Battleguard Howling and Rage are designed to help warriors.  Of the two, I like Rage better since it is a continuous trap card that boosts a monster’s attack points. Imagine Absolute Zero with 3500 AP.  The monster that is being attacked is neither being targeted or destroyed by this card, which gets around a bucket full of monster effects. 

The Bad:  Most of the bad cards earn their spot on the list by making you lose card advantage.  If that’s not bad enough, they also tend to be situational.  Forced Back only applies to normal and flip summons; Spiritual Wind Art, Super Rush Recklessly, and A Major Upset all require specific tributes.  Mispolymerization has minor potential as a CED against Shaddolls.  I suspect it will lose to the faster De-Fusion, despite that card’s talent for bringing back materials.  Cash Back gets a few points for being a counter-trap but then loses them to its situational play.  How many monster effects require the controller to pay life points?  
The trugliest of them all

The Trugly: Face it – most troll cards are continuous.  Cards like Skill Drain, Macro Cosmos, and Dimensional Fissure all say “You can’t do anything until you deal with me”.  Unlike cards you can only activate once, these cards take little skill.  Draw it; play it; and laugh.  

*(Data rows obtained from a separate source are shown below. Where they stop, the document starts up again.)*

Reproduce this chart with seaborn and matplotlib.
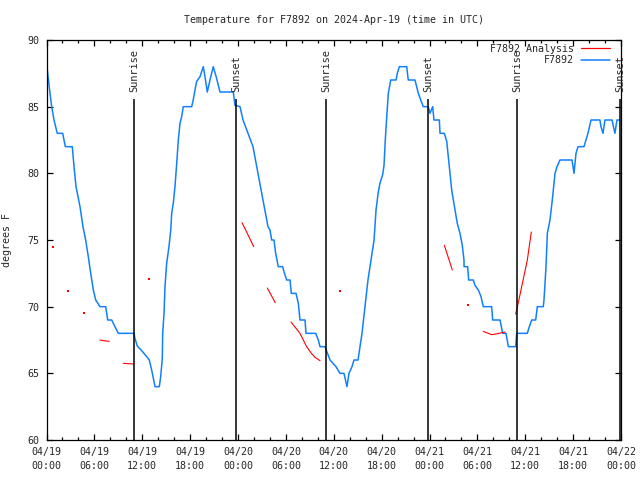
import matplotlib
matplotlib.use("Agg")
import matplotlib.pyplot as plt
import matplotlib.dates as mdates
from matplotlib.lines import Line2D
import seaborn as sns
import pandas as pd

START = pd.Timestamp("2024-04-19 00:00")
STATION = "F7892"
BLUE = "#1080ff"
RED = "#ff0000"

# observed temperature (hours after start, degrees F)
obs_hours = [0.0, 0.1, 0.44, 0.65, 0.94, 1.35, 2.03, 2.36, 3.23, 3.45, 3.7, 4.2, 4.57,
             4.91, 5.24, 5.54, 5.87, 6.17, 6.7, 7.42, 7.67, 8.17, 8.8, 9.0, 10.97,
             11.09, 11.38, 11.93, 12.56, 12.88, 13.18, 13.51, 13.6, 14.14, 14.31,
             14.51, 14.56, 14.73, 14.85, 15.06, 15.35, 15.57, 15.69, 15.89, 16.1,
             16.32, 16.52, 16.73, 16.94, 17.14, 18.2, 18.4, 18.61, 18.82, 19.24,
             19.65, 19.86, 20.15, 20.49, 20.9, 21.33, 21.74, 23.41, 23.62, 24.25,
             24.63, 25.25, 25.88, 26.5, 27.13, 27.76, 28.01, 28.22, 28.51, 28.72,
             29.05, 29.6, 29.77, 30.1, 30.52, 30.68, 31.27, 31.56, 31.77, 32.4,
             32.52, 33.74, 34.06, 34.28, 34.9, 35.53, 36.28, 36.78, 37.28, 37.66,
             37.91, 38.29, 38.54, 39.04, 39.29, 39.54, 39.92, 40.29, 40.67, 41.05,
             41.3, 41.58, 41.79, 42.13, 42.3, 42.46, 42.64, 42.84, 43.14, 43.81,
             43.97, 44.22, 45.14, 45.34, 46.18, 46.39, 46.6, 46.9, 47.22, 47.85,
             48.06, 48.4, 48.56, 49.23, 49.32, 49.86, 50.16, 50.36, 50.57, 50.78,
             51.2, 51.48, 51.82, 52.11, 52.32, 52.33, 52.78, 52.91, 53.49, 53.7,
             54.12, 54.46, 54.74, 55.79, 55.92, 56.84, 57.17, 57.59, 57.88, 58.8,
             58.93, 60.26, 60.51, 60.81, 61.31, 61.51, 62.26, 62.35, 62.6, 62.77,
             63.1, 63.39, 63.73, 63.98, 64.35, 65.86, 66.11, 66.36, 66.61, 67.36,
             67.61, 67.86, 68.24, 69.36, 69.49, 69.74, 69.99, 70.87, 71.24, 71.49,
             71.86]
obs_temp = [88.0, 87.75, 86.0, 85.0, 84.0, 83.0, 83.0, 82.0, 82.0, 80.5, 79.0, 77.5, 76.0,
            75.0, 73.75, 72.5, 71.25, 70.5, 70.0, 70.0, 69.0, 69.0, 68.25, 68.0, 68.0,
            67.6, 67.05, 66.7, 66.25, 66.0, 65.25, 64.25, 64.0, 64.0, 64.75,
            66.1, 68.0, 69.5, 71.5, 73.25, 74.5, 75.75, 77.0, 77.75, 79.0,
            80.75, 82.5, 83.75, 84.25, 85.0, 85.0, 85.55, 86.25, 86.9, 87.25,
            88.0, 87.25, 86.1, 87.0, 88.0, 87.1, 86.1, 86.1, 85.1, 85.0,
            84.0, 83.0, 82.0, 80.0, 78.0, 76.0, 75.75, 75.0, 75.0, 74.0,
            73.0, 73.0, 72.6, 72.0, 72.0, 71.0, 71.0, 70.25, 69.0, 69.0,
            68.0, 68.0, 67.5, 67.0, 67.0, 66.0, 65.5, 65.0, 65.0, 64.0,
            65.0, 65.5, 66.0, 66.0, 67.0, 68.0, 70.0, 72.0, 73.5, 75.0,
            77.25, 78.6, 79.25, 79.9, 80.6, 82.5, 84.25, 86.0, 87.0, 87.0,
            87.5, 88.0, 88.0, 87.0, 87.0, 86.5, 86.0, 85.5, 85.0, 85.0,
            84.5, 85.0, 84.0, 84.0, 83.0, 83.0, 82.4, 81.25, 80.0, 78.75,
            77.25, 76.25, 75.5, 74.6, 73.5, 73.0, 73.0, 72.0, 72.0, 71.6,
            71.25, 70.75, 70.0, 70.0, 69.0, 69.0, 68.0, 68.0, 67.0, 67.0,
            68.0, 68.0, 68.5, 69.0, 69.0, 70.0, 70.0, 70.5, 73.0, 75.5,
            76.5, 78.0, 80.0, 80.5, 81.0, 81.0, 80.0, 81.5, 82.0, 82.0,
            82.5, 83.0, 84.0, 84.0, 83.5, 83.0, 84.0, 84.0, 83.0, 84.0,
            84.0]

# analysis: short segments (segment id, hours, temperature)
ana_seg = [1, 1, 1, 2, 2, 3, 3, 3, 4, 4, 5, 5, 5, 5, 5, 5, 6, 6, 7, 7, 7, 7, 8, 8, 8, 8]
ana_hours = [6.7, 7.1, 7.87, 9.63, 10.88, 24.5, 25.0, 25.97, 27.67, 28.67,
             30.64, 31.77, 32.6, 33.2, 33.65, 34.28, 49.86, 50.86,
             54.74, 55.79, 56.3, 57.46, 58.8, 59.2, 60.26, 60.76]
ana_temp = [67.5, 67.45, 67.4, 65.75, 65.7, 76.3, 75.7, 74.5, 71.4, 70.3,
            68.85, 68.0, 67.0, 66.5, 66.2, 65.95, 74.6, 72.75,
            68.15, 67.9, 67.95, 68.1, 69.45, 70.5, 73.5, 75.6]

# analysis: isolated points
dot_hours = [0.85, 2.73, 4.74, 12.88, 36.8, 52.78]
dot_temp = [74.5, 71.2, 69.5, 72.1, 71.2, 70.1]

sunrise_hours = [11.0, 35.03, 59.0]
sunset_hours = [23.79, 47.85, 71.9]


def to_time(hours):
    return START + pd.to_timedelta(hours, unit="h")


sns.set_theme(style="ticks")
plt.rcParams["font.family"] = ["DejaVu Sans Mono"]
plt.rcParams["font.size"] = 7.2

obs = pd.DataFrame({"time": to_time(obs_hours), "temp": obs_temp})
ana = pd.DataFrame({"time": to_time(ana_hours), "temp": ana_temp, "seg": ana_seg})
dots = pd.DataFrame({"time": to_time(dot_hours), "temp": dot_temp})

fig = plt.figure(figsize=(6.4, 4.8), dpi=100)
ax = fig.add_axes([46.5 / 640, 40 / 480, 574.5 / 640, 400 / 480])

sns.lineplot(data=obs, x="time", y="temp", color=BLUE, linewidth=1.1,
             estimator=None, sort=False, ax=ax)
sns.lineplot(data=ana, x="time", y="temp", units="seg", color=RED, linewidth=0.8,
             estimator=None, sort=False, ax=ax)
sns.scatterplot(data=dots, x="time", y="temp", color=RED, marker="s", s=1.5,
                linewidth=0, legend=False, ax=ax)

for hrs, name in [(sunrise_hours, "Sunrise"), (sunset_hours, "Sunset")]:
    times = to_time(hrs)
    ax.vlines(times, 60, 85.55, color="black", linewidth=1.1)
    for t in times:
        ax.text(t, 86.1, name, rotation=90, ha="center", va="bottom",
                fontsize=7.4, clip_on=False)

ax.set_xlim(to_time([0])[0], to_time([72])[0])
ax.set_ylim(60, 90)
ax.set_yticks(range(60, 91, 5))
ax.xaxis.set_major_locator(mdates.HourLocator(byhour=[0, 6, 12, 18]))
ax.xaxis.set_minor_locator(mdates.HourLocator(byhour=range(0, 24, 2)))
ax.xaxis.set_major_formatter(mdates.DateFormatter("%m/%d\n%H:%M"))
ax.tick_params(which="both", direction="in", top=True, right=True,
               color="black", labelsize=7.2, width=0.9)
ax.tick_params(which="major", length=4.5)
ax.tick_params(axis="x", which="minor", length=2.5)
ax.tick_params(axis="x", pad=5)
ax.tick_params(axis="y", pad=5)
for s in ax.spines.values():
    s.set_color("black")
    s.set_linewidth(0.9)

ax.set_xlabel("")
ax.set_ylabel("degrees F", fontsize=7.2, labelpad=11)
ax.set_title(f"Temperature for {STATION} on 2024-Apr-19 (time in UTC)",
             fontsize=7.2, pad=12)

handles = [Line2D([], [], color=RED, linewidth=0.9),
           Line2D([], [], color=BLUE, linewidth=1.1)]
ax.legend(handles, [f"{STATION} Analysis", STATION], loc="upper right",
          bbox_to_anchor=(0.984, 0.995), frameon=False, markerfirst=False,
          borderpad=0.2, borderaxespad=0, labelspacing=0.15,
          handlelength=2.9, handletextpad=0.67, fontsize=7.2)

fig.canvas.draw()
for lbl in ax.get_xticklabels():
    lbl.set_linespacing(1.45)

fig.savefig("out.png", dpi=100)
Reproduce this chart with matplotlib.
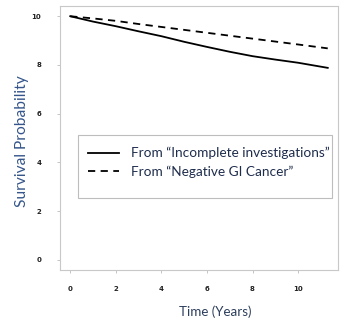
import matplotlib
matplotlib.use("Agg")
import matplotlib.pyplot as plt
from matplotlib.lines import Line2D
from matplotlib.patches import Rectangle

# Survival curves (time in years, survival probability)
time_years = [0, 1, 2, 3, 4, 5, 6, 7, 8, 9, 10, 11.3]
surv_incomplete = [1.000, 0.978, 0.959, 0.938, 0.918, 0.895, 0.874, 0.854, 0.836, 0.822, 0.809, 0.788]
surv_negative = [1.000, 0.991, 0.981, 0.968, 0.956, 0.944, 0.932, 0.920, 0.908, 0.896, 0.884, 0.868]

x_ticks = [0, 2, 4, 6, 8, 10]
x_tick_labels = ["0", "2", "4", "6", "8", "10"]
y_ticks = [0.0, 0.2, 0.4, 0.6, 0.8, 1.0]
y_tick_labels = ["0", "2", "4", "6", "8", "10"]
legend_labels = ["From \u201cIncomplete investigations\u201d", "From \u201cNegative GI Cancer\u201d"]

W, H = 341, 323
L, R, T, B = 60, 338, 6, 270
fig = plt.figure(figsize=(W / 100, H / 100), dpi=100)
ax = fig.add_axes([L / W, 1 - B / H, (R - L) / W, (B - T) / H])
aw, ah = R - L, B - T


def ax_x(px):
    return (px - L) / aw


def ax_y(py):
    return (B - py) / ah


ax.plot(time_years, surv_incomplete, color="black", lw=1.3, ls="-")
ax.plot(time_years, surv_negative, color="black", lw=1.3, ls=(0, (4, 3)))

ax.set_xlim(-0.45, 11.75)
ax.set_ylim(-0.042, 1.042)
ax.set_xticks(x_ticks)
ax.set_xticklabels(x_tick_labels)
ax.set_yticks(y_ticks)
ax.set_yticklabels(y_tick_labels)
ax.tick_params(axis="both", length=2.5, width=0.6, color="#bbbbbb",
               labelsize=5, labelcolor="#222222")
ax.tick_params(axis="x", pad=9)
ax.tick_params(axis="y", pad=11)
for t in ax.get_xticklabels() + ax.get_yticklabels():
    t.set_fontweight("bold")
for sp in ax.spines.values():
    sp.set_color("#c8c8c8")
    sp.set_linewidth(0.8)

ax.set_ylabel("Survival Probability", fontsize=11.2, color="#34558b", family="Lato")
ax.yaxis.set_label_coords(ax_x(29), ax_y(141))
ax.set_xlabel("Time (Years)", fontsize=9.6, color="#2c3e5c", family="Lato")
ax.xaxis.set_label_coords(ax_x(215), ax_y(305))

# legend frame
ax.add_patch(Rectangle((ax_x(78), ax_y(198)), ax_x(332) - ax_x(78), ax_y(135) - ax_y(198),
                       transform=ax.transAxes, facecolor="white", edgecolor="#bdbdbd",
                       linewidth=0.8, zorder=3))

handles = [Line2D([], [], color="black", lw=1.3, ls="-"),
           Line2D([], [], color="black", lw=1.3, ls=(0, (4, 3)))]
leg = ax.legend(handles, legend_labels, loc="upper left",
                bbox_to_anchor=(ax_x(88), ax_y(147)),
                borderaxespad=0, borderpad=0, frameon=False,
                prop={"family": "Lato", "size": 9.8}, handlelength=2.3,
                labelspacing=0.45, handletextpad=0.85)
leg.set_zorder(4)
for t in leg.get_texts():
    t.set_color("#1f2d4d")

fig.savefig("out.png", dpi=100)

The trugly return cards are also continuous traps.  This list includes Dice-nied, Ordeal of a Traveler, and Begone, Knave.   The first two are too strange even for me.  Begone, Knave, on the other hand, has always piqued my curiosity.  The card made a brief appearance with Mist Valley Falcon.  Declare an attack, put B Knave in your hand, attack, and then reset B Knave.  I would call the experience infuriating and ineffectual.